Britain had December and January as coldest months
UK has suffered as spectacular satellite image showed the entire British mainland covered in snow and ice during January and February. Scotland, has spent much of the last two months under a blanket of snow, is suffering its coldest winter since records began, according to the Met Office. The news is likely to be jumped upon by those who question the science behind the scientific ‘consensus’ that global warming is a reality.
The average temperatures in January and December were the coldest in Scotland since 1914 - the year that data was first logged.
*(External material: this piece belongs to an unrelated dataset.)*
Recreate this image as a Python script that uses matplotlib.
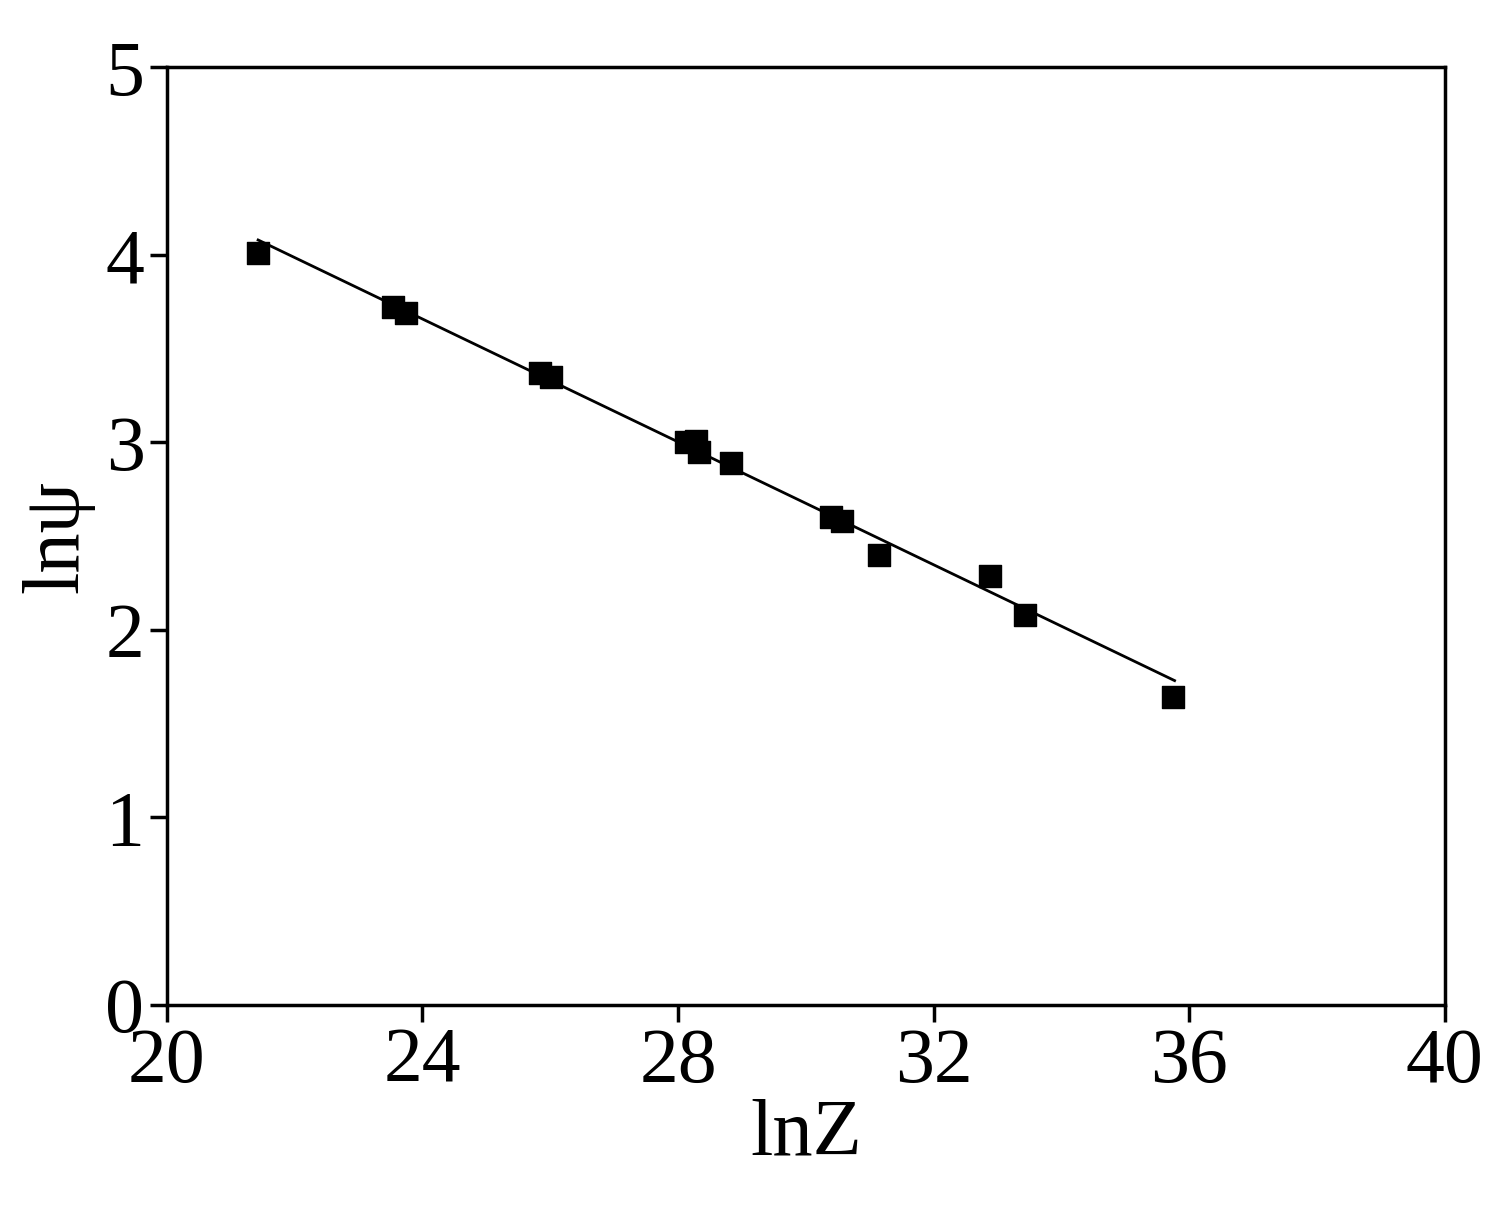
import matplotlib
matplotlib.use("Agg")
import matplotlib.pyplot as plt

lnZ = [21.43, 23.54, 23.74, 25.84, 26.01, 28.12, 28.28, 28.33, 28.83, 30.39, 30.56, 31.14, 32.88, 33.43, 35.74]
lnpsi = [4.01, 3.72, 3.69, 3.37, 3.35, 3.00, 3.01, 2.95, 2.89, 2.60, 2.58, 2.40, 2.29, 2.08, 1.64]
fit_x = [21.43, 35.77]
fit_y = [4.08, 1.73]

plt.rcParams['font.family'] = ['Liberation Serif', 'DejaVu Serif']
fig = plt.figure(figsize=(15.02, 12.05), dpi=100)
ax = fig.add_axes([0.111, 0.166, 0.851, 0.778])
ax.plot(fit_x, fit_y, color='black', lw=2)
ax.scatter(lnZ, lnpsi, marker='s', s=230, color='black', zorder=3)
ax.set_xlim(20, 40)
ax.set_ylim(0, 5)
ax.set_xticks([20, 24, 28, 32, 36, 40])
ax.set_yticks([0, 1, 2, 3, 4, 5])
ax.tick_params(labelsize=56, length=12, width=2.5, direction='out', pad=4)
for s in ax.spines.values():
    s.set_linewidth(2.5)
ax.set_xlabel('lnZ', fontsize=58, labelpad=0)
ax.set_ylabel('lnψ', fontsize=58, labelpad=8)
fig.savefig('out.png', dpi=100)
The Met Office revealed that Northern Ireland experienced its coldest December and January since the early 1960s and it has not been colder in England and Wales since the winter of 1981/2. Scotland has borne the brunt of the freezing weather since the cold snap began in mid-December. The average minimum overnight temperature north of the border in January is zero - but last month it regularly dipped below -5C.
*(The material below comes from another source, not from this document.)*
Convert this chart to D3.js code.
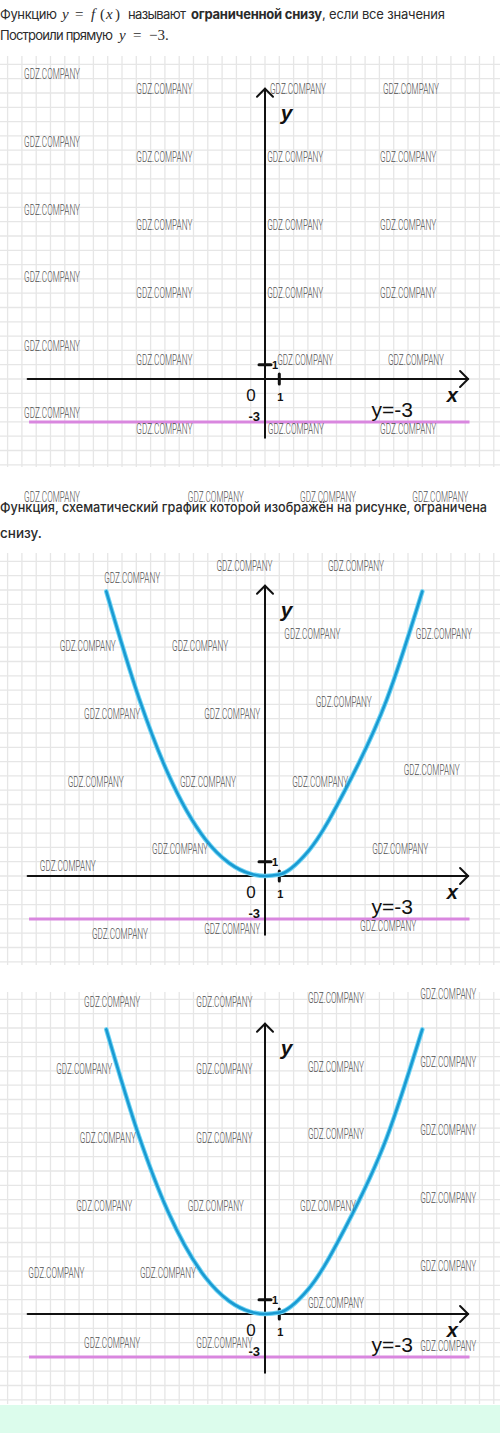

The Highland village of Altnaharra experienced the coldest temperature of the period, when the mercury dropped to -22.3C in January. The same village endured the UK’s record low in December 1995, when the temperature fell to -27.3C. The news is likely to be jumped on by those who disagree with the theory of global warming. The science of climate change has come under fire since the Copenhagen summit after the ‘Climategate’ scandal broke and scientists at the University of East Anglia were accused of manipulating data on global warming. The Intergovernmental Panel on Climate Change has also had to apologise for claims that the Himalayan glaciers could disappear within 25 years.
However, most scientists still maintain that climate change is happening and that mankind is to blame.